The cancellation is not immediate and requires running ioloop to be resolved with exception CancelledError. Remove ioloop.stop from shutdown and handle exception in supervisor, to make things work. Below simplified example.

Important is, however you can cancel Task, it only stops watching/waiting for end/results and loop won't handle further events for it.
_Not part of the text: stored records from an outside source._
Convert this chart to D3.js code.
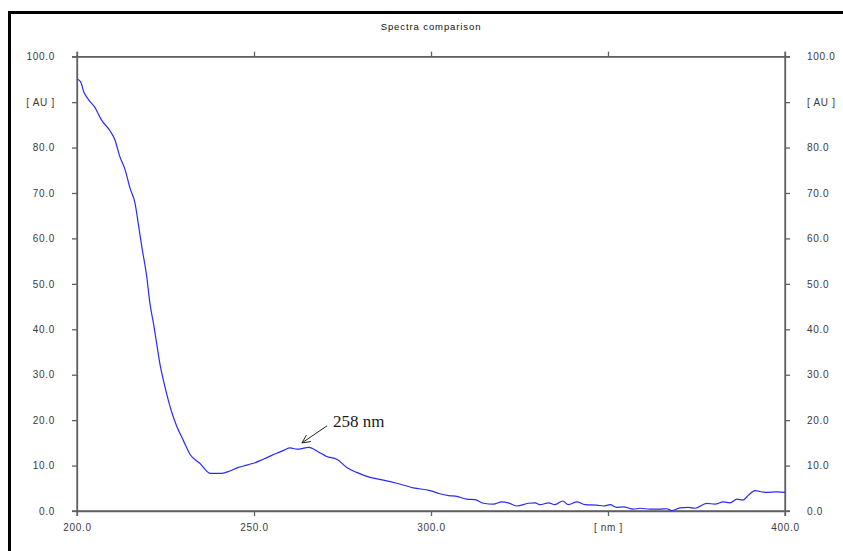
<!DOCTYPE html>
<html>
<head>
<meta charset="utf-8">
<script src="https://cdn.jsdelivr.net/npm/d3@7"></script>
<style>
  html, body { margin: 0; padding: 0; background: #fff; }
  svg { display: block; }
  .tick-label { font-family: "Liberation Sans", Arial, sans-serif; font-size: 10px; fill: #3a3a3a; letter-spacing: 0.7px; }
</style>
</head>
<body>
<script>
// Spectrum: wavelength [nm] and absorbance [AU]
const wavelengths = [
  200, 201, 201.9, 203.2, 205, 206.9, 209.3, 210.7, 212.1, 213.6, 215, 216.4, 217.3, 218.3,
  219.7, 220.6, 221.6, 222.5, 223.4, 224.4, 225.3, 226.7, 228.2, 230, 231.9, 234.7, 237.6,
  240.9, 243.2, 245.6, 247, 249.8, 252.6, 256.4, 258.5, 260.2, 262.1, 265.5, 268.2, 270.5,
  273.4, 276.2, 279, 282.8, 286.5, 290.3, 295, 299.7, 302.5, 305, 307.3, 310.1, 312.4, 314.8,
  317.6, 320, 321.8, 324.2, 327.5, 329.4, 330.8, 333.2, 335, 337.2, 338.8, 341.2, 343.5,
  346.8, 348.7, 350.6, 352.4, 354.3, 357.2, 359.1, 361.9, 364.7, 366.6, 368, 370.3, 372.7,
  374.6, 377.9, 380.2, 382.6, 384.5, 386.4, 388.1, 389.7, 391.5, 394.4, 397.7, 400
];
const absorbance = [
  95.1, 94.5, 92.3, 90.6, 88.9, 86.1, 83.7, 81.7, 78.0, 75.1, 71.0, 67.7, 63.3, 58.2,
  51.6, 45.7, 41.3, 36.9, 32.5, 28.8, 25.9, 21.9, 18.6, 15.6, 12.5, 10.5, 8.3,
  8.3, 8.8, 9.6, 9.9, 10.5, 11.4, 12.7, 13.4, 13.9, 13.6, 14.0, 13.0, 12.0,
  11.4, 9.6, 8.5, 7.4, 6.8, 6.1, 5.1, 4.5, 3.8, 3.4, 3.2, 2.6, 2.5, 1.7,
  1.5, 2.0, 1.8, 1.1, 1.7, 1.8, 1.4, 1.8, 1.4, 2.2, 1.4, 2.0, 1.4,
  1.3, 1.1, 1.4, 0.8, 0.9, 0.4, 0.6, 0.4, 0.4, 0.5, 0.1, 0.7, 0.8,
  0.6, 1.7, 1.5, 2.0, 1.8, 2.6, 2.4, 3.5, 4.5, 4.1, 4.2, 4.1
];

// Axis ticks and their labels
const yTicks = [0, 10, 20, 30, 40, 50, 60, 70, 80, 90, 100];
const yTickLabels = ["0.0", "10.0", "20.0", "30.0", "40.0", "50.0", "60.0", "70.0", "80.0", "[ AU ]", "100.0"];
const xTicks = [200, 250, 300, 350, 400];
const xTickLabels = ["200.0", "250.0", "300.0", "[ nm ]", "400.0"];

const chartTitle = "Spectra comparison";
const peakLabel = "258 nm";
const peakWavelength = 263.4;
const peakValue = 14.0;

const W = 843, H = 551;
const svg = d3.select("body").append("svg").attr("width", W).attr("height", H);

// Outer frame (top and left edges)
svg.append("rect").attr("x", 8).attr("y", 11).attr("width", W - 8).attr("height", 3).attr("fill", "#000");
svg.append("rect").attr("x", 8).attr("y", 11).attr("width", 3).attr("height", H - 11).attr("fill", "#000");

const x = d3.scaleLinear().domain([200, 400]).range([77, 785]);
const y = d3.scaleLinear().domain([0, 100]).range([511, 56.7]);

const axisColor = "#606060";
const tickLen = 5;

function styleAxis(g) {
  g.select(".domain").attr("stroke", axisColor).attr("stroke-width", 1.3);
  g.selectAll(".tick line").attr("stroke", axisColor).attr("stroke-width", 1.3);
  g.selectAll(".tick text").attr("class", "tick-label").attr("fill", null);
}

// Left axis
svg.append("g").attr("transform", `translate(${x(200)},0)`)
  .call(d3.axisLeft(y).tickValues(yTicks).tickSize(tickLen).tickSizeOuter(0).tickPadding(17)
    .tickFormat((d, i) => yTickLabels[i]))
  .call(styleAxis);

// Right axis
svg.append("g").attr("transform", `translate(${x(400)},0)`)
  .call(d3.axisRight(y).tickValues(yTicks).tickSize(tickLen).tickSizeOuter(0).tickPadding(17)
    .tickFormat((d, i) => yTickLabels[i]))
  .call(styleAxis);

// Bottom axis
svg.append("g").attr("transform", `translate(0,${y(0)})`)
  .call(d3.axisBottom(x).tickValues(xTicks).tickSize(tickLen).tickSizeOuter(0).tickPadding(8)
    .tickFormat((d, i) => xTickLabels[i]))
  .call(styleAxis);

// Top axis (ticks only)
svg.append("g").attr("transform", `translate(0,${y(100)})`)
  .call(d3.axisTop(x).tickValues(xTicks).tickSize(tickLen).tickSizeOuter(0).tickFormat(""))
  .call(styleAxis);

// Extend frame lines so the corners cross like the tick marks
const ext = [
  [x(200) - tickLen, y(100), x(400) + tickLen, y(100)],
  [x(200) - tickLen, y(0), x(400) + tickLen, y(0)],
  [x(200), y(100) - tickLen, x(200), y(0) + tickLen],
  [x(400), y(100) - tickLen, x(400), y(0) + tickLen]
];
svg.append("g").selectAll("line").data(ext).join("line")
  .attr("x1", d => d[0]).attr("y1", d => d[1]).attr("x2", d => d[2]).attr("y2", d => d[3])
  .attr("stroke", axisColor).attr("stroke-width", 1.3);

// Title
svg.append("text")
  .attr("x", (x(200) + x(400)) / 2).attr("y", 30)
  .attr("text-anchor", "middle")
  .attr("font-family", "Liberation Sans, Arial, sans-serif")
  .attr("font-size", 9.5).attr("letter-spacing", 0.9).attr("fill", "#111")
  .text(chartTitle);

// Spectrum line
const pts = wavelengths.map((w, i) => [w, absorbance[i]]);
svg.append("path")
  .datum(pts)
  .attr("fill", "none")
  .attr("stroke", "#2a2aff")
  .attr("stroke-width", 1.2)
  .attr("stroke-linejoin", "round")
  .attr("d", d3.line().x(d => x(d[0])).y(d => y(d[1])).curve(d3.curveMonotoneX));

// Peak annotation with arrow
const tipX = x(peakWavelength) + 0.5, tipY = y(peakValue) - 4.5;
const tailX = tipX + 25, tailY = tipY - 17;
svg.append("line")
  .attr("x1", tailX).attr("y1", tailY).attr("x2", tipX).attr("y2", tipY)
  .attr("stroke", "#222").attr("stroke-width", 1);
const ang = Math.atan2(tailY - tipY, tailX - tipX);
const headLen = 9, spread = 0.45;
svg.append("path")
  .attr("d", `M${tipX + headLen * Math.cos(ang - spread)},${tipY + headLen * Math.sin(ang - spread)}
              L${tipX},${tipY}
              L${tipX + headLen * Math.cos(ang + spread)},${tipY + headLen * Math.sin(ang + spread)}`)
  .attr("fill", "none").attr("stroke", "#222").attr("stroke-width", 1);
svg.append("text")
  .attr("x", tailX + 6).attr("y", tailY + 1)
  .attr("font-family", "Liberation Serif, Times New Roman, serif")
  .attr("font-size", 17).attr("fill", "#1a1a1a")
  .text(peakLabel);
</script>
</body>
</html>
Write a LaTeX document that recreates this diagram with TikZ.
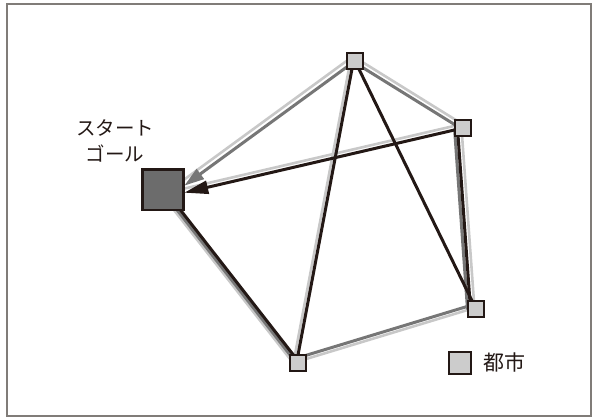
\documentclass[tikz,border=0pt]{standalone}
\usepackage{fontspec}
\newfontfamily\jp{Noto Sans CJK JP}
\usetikzlibrary{calc,arrows.meta}
\definecolor{blk}{RGB}{35,24,21}
\definecolor{midg}{RGB}{118,118,118}
\definecolor{lightg}{RGB}{200,200,200}
\definecolor{cityfill}{RGB}{204,204,204}
\definecolor{startfill}{RGB}{108,108,108}
\definecolor{framec}{RGB}{128,124,120}
\pgfdeclarelayer{bg}
\pgfsetlayers{bg,main}
\tikzset{
  city/.style={draw=blk,line width=2pt,fill=cityfill,minimum size=16pt,inner sep=0pt,outer sep=0pt},
  startbox/.style={draw=blk,line width=2.6pt,fill=startfill,minimum size=40.5pt,inner sep=0pt,outer sep=0pt},
  lg/.style={draw=lightg,line width=2.6pt},
  mg/.style={draw=midg,line width=3pt},
  bk/.style={draw=blk,line width=3pt},
  jtext/.style={text=blk,inner sep=0pt}
}
\begin{document}
\begin{tikzpicture}[x=1pt,y=1pt]
\useasboundingbox (0,0) rectangle (593,418);
\draw[framec,line width=1.5pt] (7,2) rectangle (591,414);
% nodes
\node[startbox] (S) at (163,228.3) {};
\node[city] (A) at (355,357) {};
\node[city] (B) at (463,290) {};
\node[city] (C) at (476,109) {};
\node[city] (D) at (298,55) {};
\node[city,minimum size=22pt] (L) at (460,55.5) {};
\node[jtext,font=\jp\fontsize{21}{25}\selectfont,anchor=west] (Lt) at (483.5,55.5) {都市};
\node[jtext,font=\jp\fontsize{19.5}{26.5}\selectfont,align=center] (lab) at (115,277.3) {スタート\\ゴール};
\coordinate (sa) at ([xshift=1pt,yshift=4pt]S.east);
\coordinate (sb) at ([xshift=1pt,yshift=-3pt]S.east);
\begin{pgfonlayer}{bg}
% light gray
\draw[lg] ($(A)!5pt!-90:(sa)$) -- ($(sa)!5pt!90:(A)$);
\draw[lg] ($(B)!4pt!-90:(sb)$) -- ($(sb)!4pt!90:(B)$);
\draw[lg] ($(A)!3pt!90:(B)$) -- ($(B)!3pt!-90:(A)$);
\draw[lg] ($(B)!1.5pt!-90:(C)$) -- ($(C)!1.5pt!90:(B)$);
\draw[lg] ($(A)!4.5pt!-90:(D)$) -- ($(D)!4.5pt!90:(A)$);
\draw[lg] ($(S)!3.8pt!-90:(D)$) -- ($(D)!3.8pt!90:(S)$);
\draw[lg] ($(D)!1.5pt!90:(C)$) -- ($(C)!1.5pt!-90:(D)$);
% mid gray
\draw[mg] ($(A)!1.5pt!-90:(B)$) -- ($(B)!1.5pt!90:(A)$);
\draw[mg] ($(B)!8.5pt!-90:(C)$) -- ($(C)!8.5pt!90:(B)$);
\draw[mg] ($(S)!1.3pt!-90:(D)$) -- ($(D)!1.3pt!90:(S)$);
\draw[mg] ($(D)!5pt!90:(C)$) -- ($(C)!5pt!-90:(D)$);
\draw[mg,-{Triangle[length=20pt,width=12pt]}] (A) -- (sa);
% black
\draw[bk] ($(B)!5.5pt!-90:(C)$) -- ($(C)!5.5pt!90:(B)$);
\draw[bk] (A) -- (C);
\draw[bk] ($(A)!1.5pt!-90:(D)$) -- ($(D)!1.5pt!90:(A)$);
\draw[bk] ($(S)!1.3pt!90:(D)$) -- ($(D)!1.3pt!-90:(S)$);
\draw[bk,-{Triangle[length=24pt,width=13pt]}] (B) -- (sb);
\end{pgfonlayer}
\end{tikzpicture}
\end{document}
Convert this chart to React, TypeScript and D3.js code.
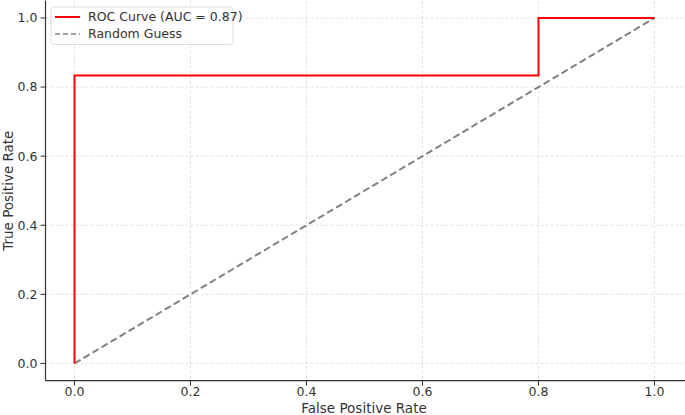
import React from "react";
import * as d3 from "d3";

const rocFpr = [0, 0, 0.8, 0.8, 1];
const rocTpr = [0, 0.8333, 0.8333, 1, 1];
const diagX = [0, 1];
const diagY = [0, 1];
const xTicks = [0, 0.2, 0.4, 0.6, 0.8, 1.0];
const yTicks = [0, 0.2, 0.4, 0.6, 0.8, 1.0];
const legendLabels = ["ROC Curve (AUC = 0.87)", "Random Guess"];

const W = 685, H = 415;
const left = 45.5, right = 683.5, top = 0.7, bottom = 380.7;
const font = "DejaVu Sans, sans-serif";

export default function App() {
  const x = d3.scaleLinear().domain([-0.05, 1.05]).range([left, right]);
  const y = d3.scaleLinear().domain([-0.05, 1.05]).range([bottom, top]);
  const line = d3.line<[number, number]>().x(d => x(d[0])).y(d => y(d[1]));
  const roc = line(rocFpr.map((v, i) => [v, rocTpr[i]] as [number, number]))!;
  const diag = line(diagX.map((v, i) => [v, diagY[i]] as [number, number]))!;
  return (
    <svg width={W} height={H} style={{ position: "absolute", left: 0, top: 0 }}>
      <rect width={W} height={H} fill="#fff" />
      {xTicks.map(t => (
        <line key={"gx" + t} x1={x(t)} x2={x(t)} y1={top} y2={bottom} stroke="#d9d9d9" strokeWidth={0.8} strokeDasharray="3,2" />
      ))}
      {yTicks.map(t => (
        <line key={"gy" + t} x1={left} x2={right} y1={y(t)} y2={y(t)} stroke="#d9d9d9" strokeWidth={0.8} strokeDasharray="3,2" />
      ))}
      <path d={diag} fill="none" stroke="#808080" strokeWidth={2} strokeDasharray="7,3.5" />
      <path d={roc} fill="none" stroke="#ff0000" strokeWidth={2} />
      <line x1={left} x2={left} y1={top} y2={bottom} stroke="#333" strokeWidth={1.2} />
      <line x1={left} x2={right + 2} y1={bottom} y2={bottom} stroke="#333" strokeWidth={1.2} />
      {xTicks.map(t => (
        <g key={"tx" + t}>
          <line x1={x(t)} x2={x(t)} y1={bottom} y2={bottom + 5} stroke="#333" strokeWidth={1} />
          <text x={x(t)} y={396} textAnchor="middle" fontFamily={font} fontSize={12.5} fill="#333">{t.toFixed(1)}</text>
        </g>
      ))}
      {yTicks.map(t => (
        <g key={"ty" + t}>
          <line x1={left - 5} x2={left} y1={y(t)} y2={y(t)} stroke="#333" strokeWidth={1} />
          <text x={left - 8} y={y(t)} dy="0.35em" textAnchor="end" fontFamily={font} fontSize={12.5} fill="#333">{t.toFixed(1)}</text>
        </g>
      ))}
      <text x={364} y={413} textAnchor="middle" fontFamily={font} fontSize={13.5} fill="#333">False Positive Rate</text>
      <text transform={`translate(13,${(top + bottom) / 2}) rotate(-90)`} textAnchor="middle" fontFamily={font} fontSize={13.5} fill="#333">True Positive Rate</text>
      <g>
        <rect x={51} y={7} width={182} height={37.5} rx={3} fill="#fff" fillOpacity={0.8} stroke="#ddd" strokeWidth={1} />
        <line x1={55} x2={80} y1={17} y2={17} stroke="#ff0000" strokeWidth={2} />
        <text x={88} y={17} dy="0.35em" fontFamily={font} fontSize={12.5} fill="#333">{legendLabels[0]}</text>
        <line x1={55} x2={80} y1={34} y2={34} stroke="#808080" strokeWidth={1.5} strokeDasharray="5,3" />
        <text x={88} y={34} dy="0.35em" fontFamily={font} fontSize={12.5} fill="#333">{legendLabels[1]}</text>
      </g>
    </svg>
  );
}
But the underneath request/pipe will not be stopped.

Simplified example:

import asyncio
import functools
import logging
import signal
import sys
from concurrent.futures import CancelledError


def shutdown(loop):
    logging.info('received stop signal, cancelling tasks...')
    for task in asyncio.Task.all_tasks():
        task.cancel()
    logging.info('bye, exiting in a minute...')    


@asyncio.coroutine
def get(i):
    logging.info('sleep for %d', i)
    yield from asyncio.sleep(i)    


@asyncio.coroutine
def pull_stats():
    coroutines = [get(i) for i in range(10,20)]
    status = yield from asyncio.gather(*coroutines)


def supervisor(loop):
    try:
        while True:
            result = loop.run_until_complete(pull_stats())
    except CancelledError:
        logging.info('CancelledError')
    loop.close()
    sys.exit(1)


def main():
    logging.getLogger().setLevel(logging.INFO)
    loop = asyncio.get_event_loop()
    loop.add_signal_handler(signal.SIGHUP, functools.partial(shutdown, loop))
    loop.add_signal_handler(signal.SIGTERM, functools.partial(shutdown, loop))
    supervisor(loop)


if __name__ == '__main__':
    main()

Note, that if you cancel only gather's Future, all children will be set as cancelled as well.

And the sleep thing

Any receipt of a signal or interrupt causes the program to resume execution. So when the process receive SIGTERM and handler is set, python allows you to handle it, to do this thread is resumed and sighandler is called. Due to implementation of ioloop and its signal handling, it keeps running after wake.